To be done: Repeat exactly the lines running from the first line of the data to the line containing "-- (rr.north west);", both ends included, and nothing else; drop the pictures.

──────────────────────────────

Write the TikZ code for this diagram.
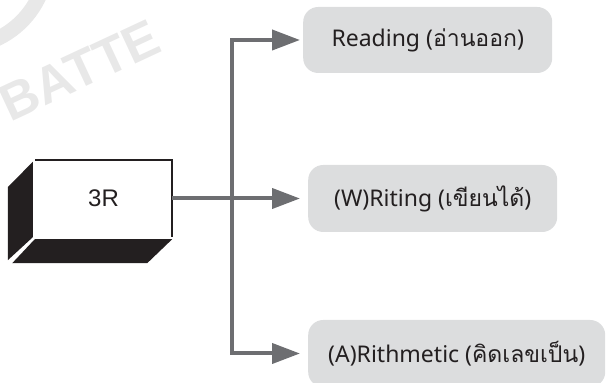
\documentclass[tikz,border=0pt]{standalone}
\usepackage{fontspec}
\setmainfont{Noto Sans}
\newfontfamily\thaifont[Script=Thai]{Loma}
\newfontfamily\boxfont{Liberation Sans}
\usetikzlibrary{arrows.meta}
\definecolor{linkgray}{HTML}{6D6E71}
\definecolor{boxgray}{HTML}{DCDDDE}
\definecolor{inkgray}{HTML}{231F20}
\definecolor{wmgray}{HTML}{E8E8E8}

\begin{document}
\begin{tikzpicture}[x=1pt,y=1pt,
    front/.style={minimum width=137pt,minimum height=77pt,inner sep=0pt,text=inkgray,
      font=\boxfont\fontsize{24}{28}\selectfont},
    item/.style={anchor=west,rounded corners=15pt,fill=boxgray,minimum height=66pt,
      text=inkgray,font=\fontsize{23}{26}\selectfont},
    link/.style={draw=linkgray,line width=4pt},
    tip/.style={-{Triangle[length=28pt,width=20pt]}}]
   \useasboundingbox (0,0) rectangle (609,382);
   \clip (0,0) rectangle (609,382);

   % watermark
   \draw[wmgray,line width=15pt] (-40,422) circle (87);
   \node[rotate=25,text=wmgray,font=\boxfont\bfseries\fontsize{52}{52}\selectfont] (wm) at (80,312) {BATTE};

   % the 3R block
   \node[front] (rr) at (103.5,183.5) {3R};
   \fill[inkgray] ([shift={(-2,-2)}]rr.north west) -- ([shift={(-2,0)}]rr.south west)
      -- ++(-25,-23) -- ++(0,73) -- cycle;
   \fill[inkgray] ([yshift=-2]rr.south west) -- ([yshift=-2]rr.south east)
      -- ++(-25,-24) -- ++(-135,0) -- cycle;
   \draw[inkgray,line width=1.5pt] (rr.south east) -- (rr.north east) -- (rr.north west);

   % the three Rs
   \node[item,minimum width=249pt] (reading) at (303,342) {Reading ({\thaifont อ่านออก})};
   \node[item,minimum width=249pt,minimum height=67pt] (writing) at (308,183.5) {(W)Riting ({\thaifont เขียนได้})};
   \node[item,minimum width=297pt,minimum height=67pt] (arith) at (308,28.5) {(A)Rithmetic ({\thaifont คิดเลขเป็น})};

   \coordinate (fork) at (232,183.5);
   \draw[link] (rr.east) -- (fork);
   \draw[link,tip,shorten >=3pt] (fork) |- (reading.west);
   \draw[link,tip,shorten >=8pt] (fork) -- (writing.west);
   \draw[link,tip,shorten >=8pt] (fork) |- (arith.west);
\end{tikzpicture}
\end{document}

──────────────────────────────

Solution to the problem:
Write the TikZ code for this diagram.
\documentclass[tikz,border=0pt]{standalone}
\usepackage{fontspec}
\setmainfont{Noto Sans}
\newfontfamily\thaifont[Script=Thai]{Loma}
\newfontfamily\boxfont{Liberation Sans}
\usetikzlibrary{arrows.meta}
\definecolor{linkgray}{HTML}{6D6E71}
\definecolor{boxgray}{HTML}{DCDDDE}
\definecolor{inkgray}{HTML}{231F20}
\definecolor{wmgray}{HTML}{E8E8E8}

\begin{document}
\begin{tikzpicture}[x=1pt,y=1pt,
    front/.style={minimum width=137pt,minimum height=77pt,inner sep=0pt,text=inkgray,
      font=\boxfont\fontsize{24}{28}\selectfont},
    item/.style={anchor=west,rounded corners=15pt,fill=boxgray,minimum height=66pt,
      text=inkgray,font=\fontsize{23}{26}\selectfont},
    link/.style={draw=linkgray,line width=4pt},
    tip/.style={-{Triangle[length=28pt,width=20pt]}}]
   \useasboundingbox (0,0) rectangle (609,382);
   \clip (0,0) rectangle (609,382);

   % watermark
   \draw[wmgray,line width=15pt] (-40,422) circle (87);
   \node[rotate=25,text=wmgray,font=\boxfont\bfseries\fontsize{52}{52}\selectfont] (wm) at (80,312) {BATTE};

   % the 3R block
   \node[front] (rr) at (103.5,183.5) {3R};
   \fill[inkgray] ([shift={(-2,-2)}]rr.north west) -- ([shift={(-2,0)}]rr.south west)
      -- ++(-25,-23) -- ++(0,73) -- cycle;
   \fill[inkgray] ([yshift=-2]rr.south west) -- ([yshift=-2]rr.south east)
      -- ++(-25,-24) -- ++(-135,0) -- cycle;
   \draw[inkgray,line width=1.5pt] (rr.south east) -- (rr.north east) -- (rr.north west);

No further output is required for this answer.